Making your car appear to be going much faster than its road speed isn’t a good way to confuse police radar, but arguably making a car appear to be going much slower than its road speed isn’t good either.

In the UK it was common for a while to see trucks with a row of CDs along the bottom of the windscreen. It was supposed to confuse speed cameras but practical experience eventually showed that it didn’t work.

Over here, licence plates are strictly controlled: size colour (backing and characters), character size and spacing, orientation and positioning. They can only be made up at specific places and you have to prove your identity and that you own the vehicle.

License plates are strictly controlled here, too.
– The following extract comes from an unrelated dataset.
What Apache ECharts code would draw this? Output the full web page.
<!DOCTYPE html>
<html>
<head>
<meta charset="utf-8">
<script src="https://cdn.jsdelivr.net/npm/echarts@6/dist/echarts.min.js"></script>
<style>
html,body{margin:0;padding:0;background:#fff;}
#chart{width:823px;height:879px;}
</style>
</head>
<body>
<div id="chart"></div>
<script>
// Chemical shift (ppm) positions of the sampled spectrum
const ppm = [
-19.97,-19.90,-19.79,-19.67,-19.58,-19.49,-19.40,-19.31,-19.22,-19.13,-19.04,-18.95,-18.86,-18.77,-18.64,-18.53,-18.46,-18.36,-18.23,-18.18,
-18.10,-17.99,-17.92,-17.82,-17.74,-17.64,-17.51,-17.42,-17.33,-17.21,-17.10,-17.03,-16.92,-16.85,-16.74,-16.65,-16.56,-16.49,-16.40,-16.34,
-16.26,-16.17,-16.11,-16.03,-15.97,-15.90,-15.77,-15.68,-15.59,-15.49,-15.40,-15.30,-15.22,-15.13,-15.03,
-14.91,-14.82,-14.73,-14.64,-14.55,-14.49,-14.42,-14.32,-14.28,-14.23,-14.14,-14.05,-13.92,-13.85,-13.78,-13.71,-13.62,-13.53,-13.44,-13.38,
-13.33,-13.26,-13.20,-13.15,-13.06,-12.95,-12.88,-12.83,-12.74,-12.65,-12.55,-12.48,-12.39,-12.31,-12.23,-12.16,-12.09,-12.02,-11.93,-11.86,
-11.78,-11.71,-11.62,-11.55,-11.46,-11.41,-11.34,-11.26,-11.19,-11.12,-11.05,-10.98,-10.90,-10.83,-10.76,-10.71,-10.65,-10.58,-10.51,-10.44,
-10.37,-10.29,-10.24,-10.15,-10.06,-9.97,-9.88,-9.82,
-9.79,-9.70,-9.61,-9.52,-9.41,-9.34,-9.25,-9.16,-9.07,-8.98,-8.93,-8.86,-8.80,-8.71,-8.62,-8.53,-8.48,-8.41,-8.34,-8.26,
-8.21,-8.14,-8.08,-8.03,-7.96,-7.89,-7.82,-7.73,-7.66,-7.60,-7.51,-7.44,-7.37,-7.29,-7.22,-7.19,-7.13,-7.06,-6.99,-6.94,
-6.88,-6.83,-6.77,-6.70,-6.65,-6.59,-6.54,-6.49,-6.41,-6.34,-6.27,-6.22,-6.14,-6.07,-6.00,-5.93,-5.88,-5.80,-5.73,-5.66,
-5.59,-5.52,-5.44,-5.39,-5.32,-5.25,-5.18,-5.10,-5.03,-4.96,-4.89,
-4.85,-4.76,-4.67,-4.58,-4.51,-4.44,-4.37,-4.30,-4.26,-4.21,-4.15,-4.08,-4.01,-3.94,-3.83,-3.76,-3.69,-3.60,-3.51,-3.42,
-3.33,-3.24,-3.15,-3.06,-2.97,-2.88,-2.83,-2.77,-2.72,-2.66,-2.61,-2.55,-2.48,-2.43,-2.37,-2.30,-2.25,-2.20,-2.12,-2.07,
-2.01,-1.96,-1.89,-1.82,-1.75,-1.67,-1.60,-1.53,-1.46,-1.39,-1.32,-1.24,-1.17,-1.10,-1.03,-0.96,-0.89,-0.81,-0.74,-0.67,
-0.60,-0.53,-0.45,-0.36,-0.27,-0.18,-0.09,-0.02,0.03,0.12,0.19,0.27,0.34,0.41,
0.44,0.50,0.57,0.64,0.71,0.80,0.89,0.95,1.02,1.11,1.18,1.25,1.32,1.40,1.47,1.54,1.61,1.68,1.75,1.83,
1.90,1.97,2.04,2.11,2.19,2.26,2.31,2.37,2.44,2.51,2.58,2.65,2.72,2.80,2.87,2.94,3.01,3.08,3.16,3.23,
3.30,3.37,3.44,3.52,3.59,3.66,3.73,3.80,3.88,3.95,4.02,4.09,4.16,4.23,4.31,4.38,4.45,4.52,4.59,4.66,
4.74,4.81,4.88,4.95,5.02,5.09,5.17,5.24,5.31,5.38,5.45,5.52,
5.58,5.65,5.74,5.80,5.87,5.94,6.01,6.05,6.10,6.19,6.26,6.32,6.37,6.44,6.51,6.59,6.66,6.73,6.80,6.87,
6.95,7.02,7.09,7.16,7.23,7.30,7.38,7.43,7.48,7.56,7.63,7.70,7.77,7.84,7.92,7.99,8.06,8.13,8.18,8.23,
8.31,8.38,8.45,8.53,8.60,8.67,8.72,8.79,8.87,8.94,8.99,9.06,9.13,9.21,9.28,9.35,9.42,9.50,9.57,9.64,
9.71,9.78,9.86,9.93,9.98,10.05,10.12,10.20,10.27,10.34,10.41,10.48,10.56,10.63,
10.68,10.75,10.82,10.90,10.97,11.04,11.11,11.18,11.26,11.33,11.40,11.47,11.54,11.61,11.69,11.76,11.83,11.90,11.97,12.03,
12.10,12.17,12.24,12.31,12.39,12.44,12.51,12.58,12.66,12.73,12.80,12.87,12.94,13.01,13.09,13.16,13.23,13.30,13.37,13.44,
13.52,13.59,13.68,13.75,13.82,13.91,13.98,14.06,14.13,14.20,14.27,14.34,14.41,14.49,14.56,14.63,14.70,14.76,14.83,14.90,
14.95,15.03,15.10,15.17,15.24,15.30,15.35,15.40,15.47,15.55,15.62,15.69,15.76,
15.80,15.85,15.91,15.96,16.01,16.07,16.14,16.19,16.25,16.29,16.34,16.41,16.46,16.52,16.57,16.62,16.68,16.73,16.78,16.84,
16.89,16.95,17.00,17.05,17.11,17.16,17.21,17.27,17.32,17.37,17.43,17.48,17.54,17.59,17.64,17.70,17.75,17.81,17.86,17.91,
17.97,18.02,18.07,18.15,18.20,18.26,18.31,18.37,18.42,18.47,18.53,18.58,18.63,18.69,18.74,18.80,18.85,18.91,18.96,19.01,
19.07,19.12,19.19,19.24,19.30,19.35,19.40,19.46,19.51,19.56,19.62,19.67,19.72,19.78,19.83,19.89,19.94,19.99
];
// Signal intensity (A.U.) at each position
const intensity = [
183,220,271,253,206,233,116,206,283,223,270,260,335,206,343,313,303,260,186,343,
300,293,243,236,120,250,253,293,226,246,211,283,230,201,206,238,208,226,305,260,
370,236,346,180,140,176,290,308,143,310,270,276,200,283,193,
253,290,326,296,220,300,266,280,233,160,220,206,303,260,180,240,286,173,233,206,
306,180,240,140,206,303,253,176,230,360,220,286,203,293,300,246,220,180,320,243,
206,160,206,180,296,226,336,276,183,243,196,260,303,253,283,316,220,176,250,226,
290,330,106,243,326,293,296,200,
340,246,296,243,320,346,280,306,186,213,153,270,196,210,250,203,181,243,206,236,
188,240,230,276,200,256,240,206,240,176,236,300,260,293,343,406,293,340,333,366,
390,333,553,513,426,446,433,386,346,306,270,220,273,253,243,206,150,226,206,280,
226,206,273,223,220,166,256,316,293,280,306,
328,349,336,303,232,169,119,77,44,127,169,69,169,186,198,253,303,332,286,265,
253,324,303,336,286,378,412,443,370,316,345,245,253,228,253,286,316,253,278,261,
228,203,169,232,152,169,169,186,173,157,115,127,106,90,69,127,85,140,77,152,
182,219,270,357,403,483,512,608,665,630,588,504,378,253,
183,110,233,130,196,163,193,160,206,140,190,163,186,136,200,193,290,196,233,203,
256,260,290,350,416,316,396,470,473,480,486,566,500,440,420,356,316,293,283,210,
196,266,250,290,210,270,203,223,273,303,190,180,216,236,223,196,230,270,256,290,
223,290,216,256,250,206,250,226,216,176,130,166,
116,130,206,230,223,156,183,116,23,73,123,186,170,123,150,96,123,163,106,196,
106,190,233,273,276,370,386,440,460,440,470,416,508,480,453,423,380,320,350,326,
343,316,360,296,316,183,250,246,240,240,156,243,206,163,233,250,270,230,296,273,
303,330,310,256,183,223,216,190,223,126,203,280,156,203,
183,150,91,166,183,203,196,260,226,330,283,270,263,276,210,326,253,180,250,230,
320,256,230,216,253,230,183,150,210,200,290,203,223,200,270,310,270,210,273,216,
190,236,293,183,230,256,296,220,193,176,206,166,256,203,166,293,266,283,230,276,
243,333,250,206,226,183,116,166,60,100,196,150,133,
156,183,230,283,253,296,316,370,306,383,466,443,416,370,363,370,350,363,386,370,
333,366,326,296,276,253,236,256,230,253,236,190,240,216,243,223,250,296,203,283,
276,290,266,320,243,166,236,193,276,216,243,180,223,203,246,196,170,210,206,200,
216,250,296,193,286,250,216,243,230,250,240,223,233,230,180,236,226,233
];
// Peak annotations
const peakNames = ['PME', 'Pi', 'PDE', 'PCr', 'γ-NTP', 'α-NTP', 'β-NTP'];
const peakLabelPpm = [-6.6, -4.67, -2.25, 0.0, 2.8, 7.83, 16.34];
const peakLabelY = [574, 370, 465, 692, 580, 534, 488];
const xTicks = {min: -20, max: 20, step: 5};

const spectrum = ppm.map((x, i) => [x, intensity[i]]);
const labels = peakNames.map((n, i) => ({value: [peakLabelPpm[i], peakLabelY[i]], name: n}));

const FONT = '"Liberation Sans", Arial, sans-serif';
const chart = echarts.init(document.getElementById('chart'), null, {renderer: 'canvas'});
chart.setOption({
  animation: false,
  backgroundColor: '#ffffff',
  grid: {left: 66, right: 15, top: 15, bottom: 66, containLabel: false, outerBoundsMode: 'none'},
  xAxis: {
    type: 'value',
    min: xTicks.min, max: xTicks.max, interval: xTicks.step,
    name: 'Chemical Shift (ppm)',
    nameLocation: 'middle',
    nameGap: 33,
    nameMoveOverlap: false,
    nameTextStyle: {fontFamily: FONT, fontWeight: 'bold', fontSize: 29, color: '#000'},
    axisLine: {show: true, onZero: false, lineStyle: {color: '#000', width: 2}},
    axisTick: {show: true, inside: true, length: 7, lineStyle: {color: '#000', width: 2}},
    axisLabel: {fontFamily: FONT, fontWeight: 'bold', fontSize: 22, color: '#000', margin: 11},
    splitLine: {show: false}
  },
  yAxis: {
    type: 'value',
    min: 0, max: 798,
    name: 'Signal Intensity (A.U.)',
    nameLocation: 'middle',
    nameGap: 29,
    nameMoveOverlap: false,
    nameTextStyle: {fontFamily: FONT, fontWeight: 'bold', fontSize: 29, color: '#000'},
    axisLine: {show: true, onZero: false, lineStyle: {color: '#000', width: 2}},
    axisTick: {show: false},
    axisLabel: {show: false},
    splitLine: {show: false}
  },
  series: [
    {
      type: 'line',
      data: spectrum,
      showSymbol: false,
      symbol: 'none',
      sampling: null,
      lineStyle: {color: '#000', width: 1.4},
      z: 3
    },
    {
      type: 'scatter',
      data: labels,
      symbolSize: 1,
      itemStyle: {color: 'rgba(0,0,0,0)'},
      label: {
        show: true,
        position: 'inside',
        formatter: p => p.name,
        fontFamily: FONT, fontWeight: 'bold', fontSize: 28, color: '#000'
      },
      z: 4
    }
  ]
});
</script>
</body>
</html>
They’re made by the government (or possibly a company contracted by the government), and you go to a government office to get them (the trope is that they’re made by prison labor, but I don’t know if that’s true any more, or if it ever was). The products under discussion here aren’t the plates themselves, but a clear plastic cover that goes over the plates. Ostensibly, they’re to protect the plate from mud and rust and such, but the real reason is they make the plate harder to read, especially from an angle (such as you’d get from a red-light camera mounted up on a pole).

If ‘here’ = in the US then I would have to say that it while there may or may not be similar laws on the books, it is much less enforced or followed in the US. It is common to see obstructions such as those covers, license plate ‘bumpers’* which block parts of the plate from an angle, and rear mounted bike racks and various other such attachments onto the rear of a vehicle that make the plate impossible to read.
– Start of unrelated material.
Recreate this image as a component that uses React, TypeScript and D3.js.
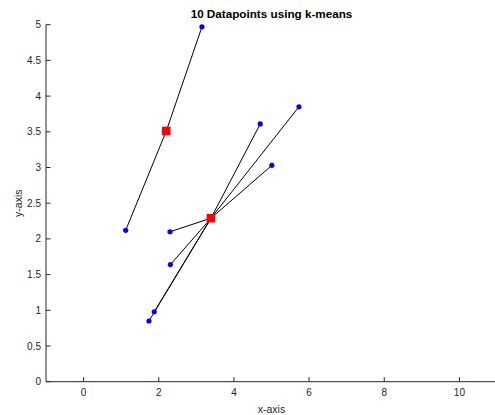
import React from "react";
import * as d3 from "d3";

const pointX = [3.15, 1.12, 2.30, 2.31, 1.88, 1.74, 4.70, 5.73, 5.01];
const pointY = [4.97, 2.12, 2.10, 1.64, 0.98, 0.85, 3.61, 3.85, 3.03];
const pointCluster = [0, 0, 1, 1, 1, 1, 1, 1, 1];
const centroidX = [2.20, 3.39];
const centroidY = [3.51, 2.29];
const xTicks = [0, 2, 4, 6, 8, 10];
const yTicks = [0, 0.5, 1, 1.5, 2, 2.5, 3, 3.5, 4, 4.5, 5];

const W = 495, H = 415;
const M = { left: 46, right: 497, top: 24.7, bottom: 381.7 };

export default function App() {
  const x = d3.scaleLinear().domain([-1, 11]).range([M.left, M.right]);
  const y = d3.scaleLinear().domain([0, 5]).range([M.bottom, M.top]);
  const axisColor = "#262626";
  const font = "'Liberation Sans', Arial, Helvetica, sans-serif";
  return (
    <svg width={W} height={H} style={{ position: "absolute", left: 0, top: 0, background: "#fff" }}>
      <rect x={0} y={0} width={W} height={H} fill="#fff" />
      {pointX.map((px, i) => {
        const c = pointCluster[i];
        return (
          <line key={"l" + i} x1={x(px)} y1={y(pointY[i])} x2={x(centroidX[c])} y2={y(centroidY[c])}
            stroke="#000" strokeWidth={1} />
        );
      })}
      {pointX.map((px, i) => (
        <circle key={"p" + i} cx={x(px)} cy={y(pointY[i])} r={2.6} fill="#0000ff" />
      ))}
      {centroidX.map((cx, i) => (
        <rect key={"c" + i} x={x(cx) - 4.3} y={y(centroidY[i]) - 4.3} width={8.6} height={8.6} fill="#ff0000" />
      ))}
      <line x1={M.left} y1={M.bottom} x2={M.right} y2={M.bottom} stroke={axisColor} strokeWidth={1} />
      <line x1={M.left} y1={M.bottom} x2={M.left} y2={M.top} stroke={axisColor} strokeWidth={1} />
      {xTicks.map((t) => (
        <g key={"xt" + t}>
          <line x1={x(t)} x2={x(t)} y1={M.bottom} y2={M.bottom - 4.5} stroke={axisColor} strokeWidth={1} />
          <text x={x(t)} y={M.bottom + 14} textAnchor="middle" fontSize={10} fill={axisColor} fontFamily={font}>{t}</text>
        </g>
      ))}
      {yTicks.map((t) => (
        <g key={"yt" + t}>
          <line x1={M.left} x2={M.left + 4.5} y1={y(t)} y2={y(t)} stroke={axisColor} strokeWidth={1} />
          <text x={M.left - 5} y={y(t) + 3.5} textAnchor="end" fontSize={10} fill={axisColor} fontFamily={font}>{t}</text>
        </g>
      ))}
      <text x={(M.left + M.right) / 2} y={412.5} textAnchor="middle" fontSize={10.5} fill={axisColor} fontFamily={font}>x-axis</text>
      <text transform={`translate(21.5,${(M.top + M.bottom) / 2}) rotate(-90)`} textAnchor="middle" fontSize={10.5} fill={axisColor} fontFamily={font}>y-axis</text>
      <text x={(M.left + M.right) / 2} y={17.5} textAnchor="middle" fontSize={11.7} fontWeight="bold" fill="#000" fontFamily={font}>10 Datapoints using k-means</text>
    </svg>
  );
}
The plates themselves are strictly controlled. Other hardware in the vicinity of the plates, not so much. I think most states have laws against those plastic covers, but they’re not enforced much.

Police can issue tickets for unreadable license plates, depending on the situation and their mood. I have heard of tickets for trailer-hitch mount bike racks, sometimes for the trailer hitch ball if it projects up into the way and obstructs a clear view of the plate. (Many years ago, when plates were replaced each year, I recall a news article about some guy in Toronto who got a ticket because his new license plate was printed upside down. The large numbers were the wrong way up, so when he put it on the word “Ontario” was upside down on the bottom of the plate. Some police have no sense of humor or sense of proportion.)

Every so often you will see excessively dark plate coverings. I assume they are a ticket waiting to happen. The one thing I saw which was interesting - a strobe flash mounted over the plate. Most photo radar cameras include a flash to ensure the license plate is properly illuminated in the picture (and the plate has highly reflective paint to help). The idea was to have a strobe slave sensor that the flash would trigger - while the shutter is still open on the red light camera, the flash would light up the plate excessively bright and make the plate picture unreadable.

I was stopped by an older/younger pair of police officers, doing the training exercise. Not a ticket as such, but I was out around $50 USD for the replacement plate. I wasn’t broke at the time, but it still looked like a lot of money. The government had supplied some plates that faded, but mine wasn’t even particularly bad - it was still legible and better than plenty of other similar plates on the road. I was just in the wrong place at the wrong time.